Les collectes d’objets ethnographiques
La collection Dakar-Djibouti
Il faut toutefois attendre l’expédition transafricaine Dakar-Djibouti (1931-1933), dirigée là encore par Marcel Griaule, pour que les collectes deviennent plus systématiques et appliquent, au moins au début, les règles établies juste avant le départ par cette même mission. Sur la première partie de leur parcours, de Dakar jusqu’à Mopti, les membres de cette mission récoltent en chemin plus de 1 800 objets en moins de quatre mois, soit environ quinze objets par jour, pour la plupart des objets courants de la vie quotidienne : outils agricoles, récipients, pièces de vêtements, éléments de mobilier, accessoires de pêche, pièges, jeux, ustensiles culinaires… Leur collecte se veut exhaustive et méthodique : ils recueillent aussi bien la totalité des instruments d’un cordonnier, d’un forgeron ou d’une potière que l’ensemble des pièces d’un métier à tisser ou le jeu complet d’accessoires d’une pirogue. Ils rassemblent également une série de poupées ainsi qu’un large assortiment d’entraves pour chevaux ou pour ânes [20]. Ils acquièrent enfin divers objets d’influence européenne ou destinés aux Européens (sculptures pour touristes, fer à repasser, fourchette, imitation de canotier, jouet automobile…). En quatre mois seulement, ils recueillent ainsi la moitié des 3 600 objets récoltés au terme d’un périple de vingt mois.

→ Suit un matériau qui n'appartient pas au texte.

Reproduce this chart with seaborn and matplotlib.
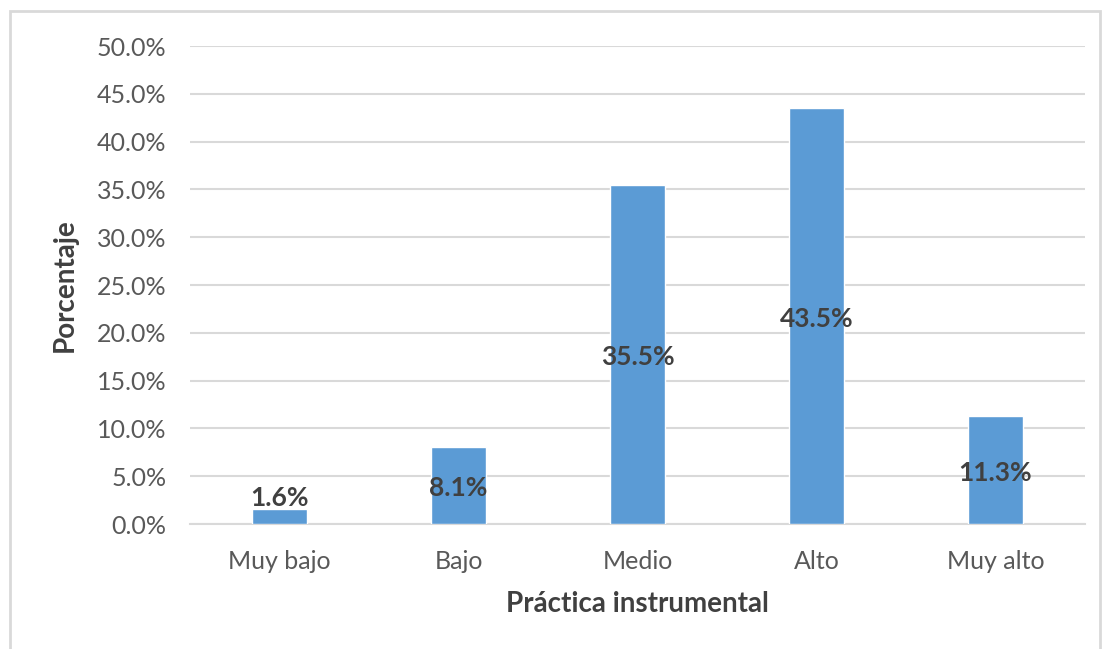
import matplotlib
matplotlib.use("Agg")
import matplotlib.pyplot as plt
import seaborn as sns
import pandas as pd
from matplotlib.patches import Rectangle
from matplotlib.ticker import FuncFormatter, MultipleLocator

# Distribution of instrumental practice levels (percent)
categories = ["Muy bajo", "Bajo", "Medio", "Alto", "Muy alto"]
percentages = [1.6, 8.1, 35.5, 43.5, 11.3]

df = pd.DataFrame({"nivel": categories, "porcentaje": percentages})

sns.set_theme(style="white")
plt.rcParams["font.family"] = ["Lato", "DejaVu Sans"]

fig = plt.figure(figsize=(11.06, 6.49), dpi=100)
ax = fig.add_axes([0.1718, 0.1926, 0.8092, 0.7365])

bar_color = "#5B9BD5"
grid_color = "#D9D9D9"
tick_color = "#595959"
label_color = "#404040"

sns.barplot(data=df, x="nivel", y="porcentaje", order=categories,
            color=bar_color, width=0.31, saturation=1, ax=ax, zorder=3)

ax.set_ylim(0, 50)
ax.set_xlim(-0.5, len(categories) - 0.5)
ax.yaxis.set_major_locator(MultipleLocator(5))
ax.yaxis.set_major_formatter(FuncFormatter(lambda v, _: f"{v:.1f}%"))
ax.grid(axis="y", color=grid_color, linewidth=1.5, zorder=0)
ax.set_axisbelow(True)

for side in ["left", "right", "top"]:
    ax.spines[side].set_visible(False)
ax.spines["bottom"].set_color(grid_color)
ax.spines["bottom"].set_linewidth(1.5)

ax.tick_params(axis="both", length=0, labelsize=18, colors=tick_color)
ax.tick_params(axis="y", pad=17)
ax.tick_params(axis="x", pad=19)

ax.set_xlabel("Práctica instrumental", fontsize=20, fontweight="bold",
              color=label_color, labelpad=13)
ax.set_ylabel("Porcentaje", fontsize=20, fontweight="bold",
              color=label_color, labelpad=14)

# Value labels centred in each bar (above the bar when it is too short)
for i, v in enumerate(percentages):
    y = v / 2 - 0.3 if v > 4 else v + 1.1
    ax.text(i, y, f"{v:.1f}%", ha="center", va="center", fontsize=19,
            fontweight="bold", color=label_color, zorder=4)

# Light frame around the chart area
fig.patches.append(Rectangle((10 / 1106, -0.01), 1090 / 1106, 1 - 11 / 649 + 0.01,
                             transform=fig.transFigure, fill=False,
                             edgecolor="#D9D9D9", linewidth=2))

fig.savefig("out.png", dpi=100, facecolor="white")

À leur arrivée en pays dogon, le 28 septembre 1931, leur collecte devient en revanche beaucoup plus sélective. Fascinés par les rites et les cultes qu’ils observent ou étudient, lassés également par l’accumulation fastidieuse d’objets usuels, ils privilégient cette fois l’acquisition d’objets sacrés et mystérieux qui seraient, selon eux, les témoins clés d’institutions secrètes et ancestrales : masques, statuettes en bois, pierres peintes, rhombes… Sur les 290 objets dogon récoltés en deux mois, plus de la moitié ont une fonction rituelle, et une bonne partie d’entre eux conjuguent beauté, rareté et ancienneté.
En Éthiopie, le rendement de la collecte tombe encore plus bas avec le recueil de 370 objets environ [21] – dont plus de 100 peintures – pour un séjour de six mois et demi, soit moins de deux objets par jour. Ce chiffre ne s’explique pas seulement par les difficultés de transport ou par les problèmes administratifs rencontrés par les membres de la mission ; il traduit également un recentrement de leur intérêt et de leur collecte vers les peintures religieuses, au détriment des objets d’usage courants. Séduits par la beauté, la rareté et l’ancienneté des peintures murales de l’église d’Abba Antonios, Marcel Griaule et deux de ses coéquipiers passent en effet une grande partie de leur temps à les démaroufler et à les remplacer. Ils privilégient donc des oeuvres d’art exceptionnelles, vieilles de plusieurs siècles, selon des critères pourtant rejetés lors de la rédaction du manuel qui devait leur servir de référence.
Les objets usuels sont malgré tout massivement représentés dans la collection Dakar-Djibouti. En outre, du Sénégal à l’Éthiopie, les membres de la mission respectent les directives de Mauss en récoltant de nombreux échantillons de démonstration, quelques ébauches en cire et des dizaines de spécimens inachevés ou à différentes étapes de leur fabrication : croix, babouche, manche de houe, van, chapeau, bonnet, tabatière, ombrelle [22]. Pour rendre compte des procédés de réparation, ils collectent également six calebasses ou fragments de calebasses recousues ainsi que l’instrument et la matière première employée, de l’alène à la mèche en paille [23]. Ils recueillent même sciemment quelques objets cassés – notamment un simple manche de houe brisé – pour témoigner de leur nouvel usage ou de leur usure [24]. De ce point de vue, Dakar-Djibouti est sans doute la mission des années 1930 (et des années précédentes) dont les choix de collecte sont les plus proches des enseignements de Marcel Mauss, en dépit des quelques écarts mentionnés précédemment [25]
En Afrique, des expéditions scientifiques françaises plus anciennes, comme celle de Robert Du Bourg de Boza en Afrique orientale (1901-1903), avaient bien recueilli en chemin une grande variété d’objets courants dès le début du XXe siècle, mais sans rechercher sciemment des spécimens inachevés, réparés ou brisés. Par ailleurs, si l’on compare les collectes qui ont eu lieu en pays dogon dans le premier tiers du XXe siècle, les membres de Dakar-Djibouti ont récolté en définitive beaucoup plus d’ustensiles de la vie quotidienne que les missions du lieutenant Desplagnes (1905) et d’Henri Labouret [26] (1929 ou 1930).